Zero Trust: What It Is and Why It Matters to Data Security

How many different ways can data be compromised? First, both external and internal threats can target it. External threats can come in the form of malware or ransomware. Meanwhile, internal threats can come from malicious insiders working from behind trusted accounts. Insiders can become a threat simply by clicking a phishing link or being tricked by a social engineering attack. Missing a database update or minor misconfiguration could be just the hole an attacker needs to infiltrate a business. Zero trust is a framework that should address all of these potential attack vectors.

In fact, according to the 2021 Cost of a Data Breach report, organizations that have not deployed a zero trust program faced data breach costs averaging $5.04 million. Those that were zero trust “mature” saw those costs decrease by $1.76 million. Even those firms in the “early stage” of deployment had $660,000 less of a burden. In short, zero trust can mitigate the impact of a breach, but with only 35% of organizations having deployed this framework, it is critical to understand what it is and how it helps.

From Zero to Hero: Dynamic Data Security

Slogans like ‘never trust, always verify’ only hint at what zero trust is. Zero trust is the ongoing evaluation of each connection (and its security posture and needs) accessing resources within your enterprise These connections can be employees, partners, customers, contractors or other users. But connections can also mean devices, apps or even networks. Zero trust wraps a defense around each connection in a dynamic way, adjusting access rights and other privileges depending on risk status.

With identity, data security, threat intelligence and other critical tools constantly providing context about each user, device and connection, a profile can be built, spotting who or what may be a risk. But it is often less about who is a risk and more about who isn’t.

In the case of remote work, for example, millions of employees now access data from home networks on unknown devices. While a given worker may not have been a threat in the office, that might change once that worker switched to a home office. The typical thinking would be to block access to the corporate network and apps for that user.

Keep Running Smoothly

However, another aspect of zero trust is to let businesses keep running smoothly while ensuring they remain secure. In this way, that same risky worker would need to have access privileges looked at again. To maintain safety, your system should do this as precisely as possible. You can adjust privileges to match changing risk levels based on the context. That context in turn is provided by checking against security data, database and app use, location and other pertinent details and logs about the user.

Zero trust goes beyond the binary of ‘block’ or ‘allow’. It means users the system considers a minor risk can still access the minimum tools needed to complete their tasks. As the users become less risky, they can be granted more latitude in the data they access. Or conversely, as they become more of a risk, you can take direct action to limit their access or reach.

Prioritizing Data Security With Zero Trust

When defining zero trust, it should seem obvious where data security comes into play.
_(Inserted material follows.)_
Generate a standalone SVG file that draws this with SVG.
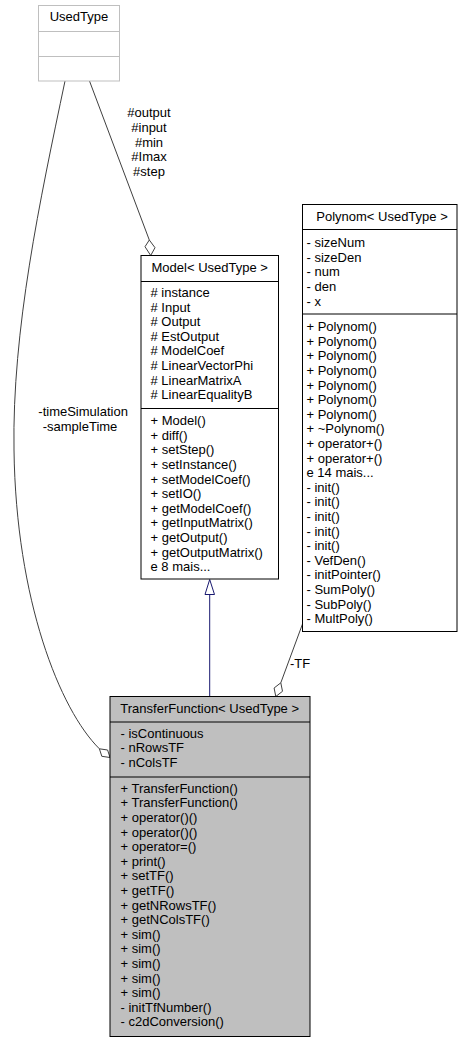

It is not just another tool in the framework but a critical piece. Data discovery and classification, data activity monitoring, data security analytics and integration with identity, threat intelligence and response tools give end-to-end zero trust cover.

By discovering where sensitive data lives, we can develop data security and governance policies in line with security, compliance and privacy goals. We can monitor and protect sensitive data sources first. This delivers a steady stream of data to help an analytics engine build practical insights and score based on the level of risk. That engine can then act upon these insights directly. Or, it can share them with key security and business stakeholders. This way, people can modify policies and orchestrate a wide response to data threats on an ongoing basis.

It is vital that other tools monitor the network, endpoints or user access. However, it is the data security platform that detects odd behavior directly related to sensitive data. If a user clicks a suspicious link and downloads smartphone malware, that is certainly dangerous.

But how dangerous is it?

How Zero Trust and Other Platforms Work Together

The answer comes with the way you can add zero trust into other platforms. Data activity monitoring and data security analytics need to log and analyze that user’s actions across many sources. If that user has access to privileged credentials, a data security platform needs to integrate with privileged access management tools to uncover whether that user has used those credentials to do anything suspicious. If they have, data security tools — further promoting zero trust — must send actionable risk insights to a SIEM or a SOAR platform to ensure the security operations center team is notified as they trace this potential threat across internal systems.

Without data security tools in place, the zero trust framework cannot be supported well. But if what people are doing with your data becomes a blind spot, knowing which users present the greatest risk of a data breach becomes more difficult. And that is not a problem any organization can afford.